■ **WHAT IS EXPECTED**: Reproduce the listing below in full and without alteration, apart from its pictures.

■ **MATERIAL PROVIDED**:
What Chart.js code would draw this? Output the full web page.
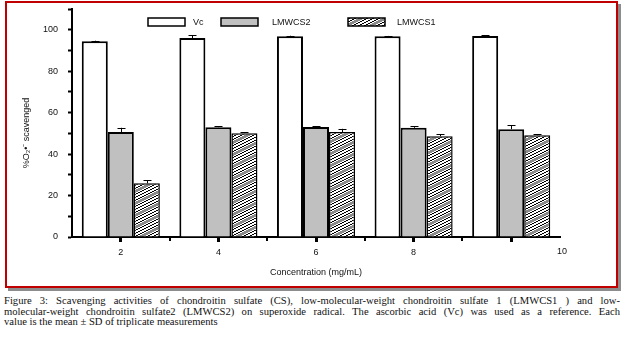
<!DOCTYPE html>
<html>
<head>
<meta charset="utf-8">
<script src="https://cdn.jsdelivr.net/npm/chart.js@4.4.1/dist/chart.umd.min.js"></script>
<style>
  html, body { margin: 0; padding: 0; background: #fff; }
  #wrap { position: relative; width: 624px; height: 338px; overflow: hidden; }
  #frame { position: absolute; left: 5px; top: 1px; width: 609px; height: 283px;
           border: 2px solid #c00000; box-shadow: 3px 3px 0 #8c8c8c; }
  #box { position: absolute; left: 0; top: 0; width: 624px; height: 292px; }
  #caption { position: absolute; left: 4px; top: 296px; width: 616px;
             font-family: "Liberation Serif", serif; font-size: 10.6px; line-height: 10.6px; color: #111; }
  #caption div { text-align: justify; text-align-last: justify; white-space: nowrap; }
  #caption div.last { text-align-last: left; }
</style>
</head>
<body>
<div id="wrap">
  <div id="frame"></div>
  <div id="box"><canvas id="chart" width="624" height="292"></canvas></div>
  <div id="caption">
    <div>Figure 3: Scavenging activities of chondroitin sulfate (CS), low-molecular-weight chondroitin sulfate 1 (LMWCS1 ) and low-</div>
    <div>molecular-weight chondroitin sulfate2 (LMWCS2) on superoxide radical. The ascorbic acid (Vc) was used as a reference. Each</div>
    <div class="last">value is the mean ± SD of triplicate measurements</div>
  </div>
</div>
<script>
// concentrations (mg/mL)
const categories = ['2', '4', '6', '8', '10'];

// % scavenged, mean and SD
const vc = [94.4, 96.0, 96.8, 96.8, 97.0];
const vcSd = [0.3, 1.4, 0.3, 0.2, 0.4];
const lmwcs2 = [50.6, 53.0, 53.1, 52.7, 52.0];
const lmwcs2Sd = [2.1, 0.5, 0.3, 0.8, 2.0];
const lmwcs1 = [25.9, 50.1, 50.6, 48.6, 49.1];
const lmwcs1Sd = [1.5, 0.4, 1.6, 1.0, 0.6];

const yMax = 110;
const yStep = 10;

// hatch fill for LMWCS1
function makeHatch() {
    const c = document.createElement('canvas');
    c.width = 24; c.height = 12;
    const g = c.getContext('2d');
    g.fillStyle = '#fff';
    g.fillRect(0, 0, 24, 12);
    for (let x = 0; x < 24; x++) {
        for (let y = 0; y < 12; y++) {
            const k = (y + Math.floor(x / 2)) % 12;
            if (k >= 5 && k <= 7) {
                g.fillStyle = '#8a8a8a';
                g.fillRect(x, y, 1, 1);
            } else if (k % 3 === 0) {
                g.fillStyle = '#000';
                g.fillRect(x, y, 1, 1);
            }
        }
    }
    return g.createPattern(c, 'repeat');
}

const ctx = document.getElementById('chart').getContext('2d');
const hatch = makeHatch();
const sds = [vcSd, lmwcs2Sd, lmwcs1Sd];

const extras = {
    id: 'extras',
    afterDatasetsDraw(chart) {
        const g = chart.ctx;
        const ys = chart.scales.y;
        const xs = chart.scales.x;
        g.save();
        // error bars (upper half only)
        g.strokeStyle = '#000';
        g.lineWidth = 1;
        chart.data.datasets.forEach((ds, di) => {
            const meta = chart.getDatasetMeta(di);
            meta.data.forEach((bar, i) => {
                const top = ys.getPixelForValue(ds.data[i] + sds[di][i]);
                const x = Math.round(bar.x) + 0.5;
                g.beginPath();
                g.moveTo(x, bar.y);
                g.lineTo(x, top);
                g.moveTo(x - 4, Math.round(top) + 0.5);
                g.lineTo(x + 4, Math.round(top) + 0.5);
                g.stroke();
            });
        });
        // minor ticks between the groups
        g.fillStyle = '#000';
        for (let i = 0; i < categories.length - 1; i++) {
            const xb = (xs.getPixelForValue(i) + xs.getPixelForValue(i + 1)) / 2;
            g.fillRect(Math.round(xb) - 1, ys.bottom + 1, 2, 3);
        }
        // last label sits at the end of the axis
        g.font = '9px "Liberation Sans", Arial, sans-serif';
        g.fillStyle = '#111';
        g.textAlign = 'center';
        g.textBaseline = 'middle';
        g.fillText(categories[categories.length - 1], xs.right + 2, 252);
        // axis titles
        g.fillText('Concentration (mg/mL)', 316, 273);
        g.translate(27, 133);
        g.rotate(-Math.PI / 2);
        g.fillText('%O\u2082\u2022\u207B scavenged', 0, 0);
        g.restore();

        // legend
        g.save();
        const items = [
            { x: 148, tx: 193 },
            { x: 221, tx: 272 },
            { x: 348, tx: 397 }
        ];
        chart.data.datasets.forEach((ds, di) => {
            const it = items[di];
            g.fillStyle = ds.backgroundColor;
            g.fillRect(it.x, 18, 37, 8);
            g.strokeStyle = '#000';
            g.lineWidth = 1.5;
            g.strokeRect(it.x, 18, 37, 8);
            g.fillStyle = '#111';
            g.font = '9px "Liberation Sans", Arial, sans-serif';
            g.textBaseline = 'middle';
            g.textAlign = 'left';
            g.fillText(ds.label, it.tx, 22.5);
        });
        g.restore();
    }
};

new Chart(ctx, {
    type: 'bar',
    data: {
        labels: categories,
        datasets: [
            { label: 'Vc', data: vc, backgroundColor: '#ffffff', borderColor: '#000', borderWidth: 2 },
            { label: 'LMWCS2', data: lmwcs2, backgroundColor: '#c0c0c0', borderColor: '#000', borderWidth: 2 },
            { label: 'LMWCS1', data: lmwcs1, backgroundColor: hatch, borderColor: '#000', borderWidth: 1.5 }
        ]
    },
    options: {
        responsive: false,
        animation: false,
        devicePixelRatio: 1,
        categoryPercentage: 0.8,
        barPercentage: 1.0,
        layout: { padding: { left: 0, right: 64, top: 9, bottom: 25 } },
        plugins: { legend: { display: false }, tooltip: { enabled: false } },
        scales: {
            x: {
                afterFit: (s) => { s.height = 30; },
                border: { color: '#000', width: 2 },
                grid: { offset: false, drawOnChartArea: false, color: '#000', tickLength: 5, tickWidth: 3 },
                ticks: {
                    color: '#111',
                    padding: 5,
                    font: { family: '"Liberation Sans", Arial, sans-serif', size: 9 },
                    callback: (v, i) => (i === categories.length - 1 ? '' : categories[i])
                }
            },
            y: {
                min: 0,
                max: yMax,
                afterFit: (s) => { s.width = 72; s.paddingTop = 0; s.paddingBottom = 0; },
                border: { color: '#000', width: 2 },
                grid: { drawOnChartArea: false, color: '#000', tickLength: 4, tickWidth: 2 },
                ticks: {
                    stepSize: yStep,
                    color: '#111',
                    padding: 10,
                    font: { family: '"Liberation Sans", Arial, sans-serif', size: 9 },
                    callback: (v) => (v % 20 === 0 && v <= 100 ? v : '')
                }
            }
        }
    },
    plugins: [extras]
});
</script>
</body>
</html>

■ **WRITTEN RESPONSE**:
What Chart.js code would draw this? Output the full web page.
<!DOCTYPE html>
<html>
<head>
<meta charset="utf-8">
<script src="https://cdn.jsdelivr.net/npm/chart.js@4.4.1/dist/chart.umd.min.js"></script>
<style>
  html, body { margin: 0; padding: 0; background: #fff; }
  #wrap { position: relative; width: 624px; height: 338px; overflow: hidden; }
  #frame { position: absolute; left: 5px; top: 1px; width: 609px; height: 283px;
           border: 2px solid #c00000; box-shadow: 3px 3px 0 #8c8c8c; }
  #box { position: absolute; left: 0; top: 0; width: 624px; height: 292px; }
  #caption { position: absolute; left: 4px; top: 296px; width: 616px;
             font-family: "Liberation Serif", serif; font-size: 10.6px; line-height: 10.6px; color: #111; }
  #caption div { text-align: justify; text-align-last: justify; white-space: nowrap; }
  #caption div.last { text-align-last: left; }
</style>
</head>
<body>
<div id="wrap">
  <div id="frame"></div>
  <div id="box"><canvas id="chart" width="624" height="292"></canvas></div>
  <div id="caption">
    <div>Figure 3: Scavenging activities of chondroitin sulfate (CS), low-molecular-weight chondroitin sulfate 1 (LMWCS1 ) and low-</div>
    <div>molecular-weight chondroitin sulfate2 (LMWCS2) on superoxide radical. The ascorbic acid (Vc) was used as a reference. Each</div>
    <div class="last">value is the mean ± SD of triplicate measurements</div>
  </div>
</div>
<script>
// concentrations (mg/mL)
const categories = ['2', '4', '6', '8', '10'];

// % scavenged, mean and SD
const vc = [94.4, 96.0, 96.8, 96.8, 97.0];
const vcSd = [0.3, 1.4, 0.3, 0.2, 0.4];
const lmwcs2 = [50.6, 53.0, 53.1, 52.7, 52.0];
const lmwcs2Sd = [2.1, 0.5, 0.3, 0.8, 2.0];
const lmwcs1 = [25.9, 50.1, 50.6, 48.6, 49.1];
const lmwcs1Sd = [1.5, 0.4, 1.6, 1.0, 0.6];

const yMax = 110;
const yStep = 10;

// hatch fill for LMWCS1
function makeHatch() {
    const c = document.createElement('canvas');
    c.width = 24; c.height = 12;
    const g = c.getContext('2d');
    g.fillStyle = '#fff';
    g.fillRect(0, 0, 24, 12);
    for (let x = 0; x < 24; x++) {
        for (let y = 0; y < 12; y++) {
            const k = (y + Math.floor(x / 2)) % 12;
            if (k >= 5 && k <= 7) {
                g.fillStyle = '#8a8a8a';
                g.fillRect(x, y, 1, 1);
            } else if (k % 3 === 0) {
                g.fillStyle = '#000';
                g.fillRect(x, y, 1, 1);
            }
        }
    }
    return g.createPattern(c, 'repeat');
}

const ctx = document.getElementById('chart').getContext('2d');
const hatch = makeHatch();
const sds = [vcSd, lmwcs2Sd, lmwcs1Sd];

const extras = {
    id: 'extras',
    afterDatasetsDraw(chart) {
        const g = chart.ctx;
        const ys = chart.scales.y;
        const xs = chart.scales.x;
        g.save();
        // error bars (upper half only)
        g.strokeStyle = '#000';
        g.lineWidth = 1;
        chart.data.datasets.forEach((ds, di) => {
            const meta = chart.getDatasetMeta(di);
            meta.data.forEach((bar, i) => {
                const top = ys.getPixelForValue(ds.data[i] + sds[di][i]);
                const x = Math.round(bar.x) + 0.5;
                g.beginPath();
                g.moveTo(x, bar.y);
                g.lineTo(x, top);
                g.moveTo(x - 4, Math.round(top) + 0.5);
                g.lineTo(x + 4, Math.round(top) + 0.5);
                g.stroke();
            });
        });
        // minor ticks between the groups
        g.fillStyle = '#000';
        for (let i = 0; i < categories.length - 1; i++) {
            const xb = (xs.getPixelForValue(i) + xs.getPixelForValue(i + 1)) / 2;
            g.fillRect(Math.round(xb) - 1, ys.bottom + 1, 2, 3);
        }
        // last label sits at the end of the axis
        g.font = '9px "Liberation Sans", Arial, sans-serif';
        g.fillStyle = '#111';
        g.textAlign = 'center';
        g.textBaseline = 'middle';
        g.fillText(categories[categories.length - 1], xs.right + 2, 252);
        // axis titles
        g.fillText('Concentration (mg/mL)', 316, 273);
        g.translate(27, 133);
        g.rotate(-Math.PI / 2);
        g.fillText('%O\u2082\u2022\u207B scavenged', 0, 0);
        g.restore();

        // legend
        g.save();
        const items = [
            { x: 148, tx: 193 },
            { x: 221, tx: 272 },
            { x: 348, tx: 397 }
        ];
        chart.data.datasets.forEach((ds, di) => {
            const it = items[di];
            g.fillStyle = ds.backgroundColor;
            g.fillRect(it.x, 18, 37, 8);
            g.strokeStyle = '#000';
            g.lineWidth = 1.5;
            g.strokeRect(it.x, 18, 37, 8);
            g.fillStyle = '#111';
            g.font = '9px "Liberation Sans", Arial, sans-serif';
            g.textBaseline = 'middle';
            g.textAlign = 'left';
            g.fillText(ds.label, it.tx, 22.5);
        });
        g.restore();
    }
};

new Chart(ctx, {
    type: 'bar',
    data: {
        labels: categories,
        datasets: [
            { label: 'Vc', data: vc, backgroundColor: '#ffffff', borderColor: '#000', borderWidth: 2 },
            { label: 'LMWCS2', data: lmwcs2, backgroundColor: '#c0c0c0', borderColor: '#000', borderWidth: 2 },
            { label: 'LMWCS1', data: lmwcs1, backgroundColor: hatch, borderColor: '#000', borderWidth: 1.5 }
        ]
    },
    options: {
        responsive: false,
        animation: false,
        devicePixelRatio: 1,
        categoryPercentage: 0.8,
        barPercentage: 1.0,
        layout: { padding: { left: 0, right: 64, top: 9, bottom: 25 } },
        plugins: { legend: { display: false }, tooltip: { enabled: false } },
        scales: {
            x: {
                afterFit: (s) => { s.height = 30; },
                border: { color: '#000', width: 2 },
                grid: { offset: false, drawOnChartArea: false, color: '#000', tickLength: 5, tickWidth: 3 },
                ticks: {
                    color: '#111',
                    padding: 5,
                    font: { family: '"Liberation Sans", Arial, sans-serif', size: 9 },
                    callback: (v, i) => (i === categories.length - 1 ? '' : categories[i])
                }
            },
            y: {
                min: 0,
                max: yMax,
                afterFit: (s) => { s.width = 72; s.paddingTop = 0; s.paddingBottom = 0; },
                border: { color: '#000', width: 2 },
                grid: { drawOnChartArea: false, color: '#000', tickLength: 4, tickWidth: 2 },
                ticks: {
                    stepSize: yStep,
                    color: '#111',
                    padding: 10,
                    font: { family: '"Liberation Sans", Arial, sans-serif', size: 9 },
                    callback: (v) => (v % 20 === 0 && v <= 100 ? v : '')
                }
            }
        }
    },
    plugins: [extras]
});
</script>
</body>
</html>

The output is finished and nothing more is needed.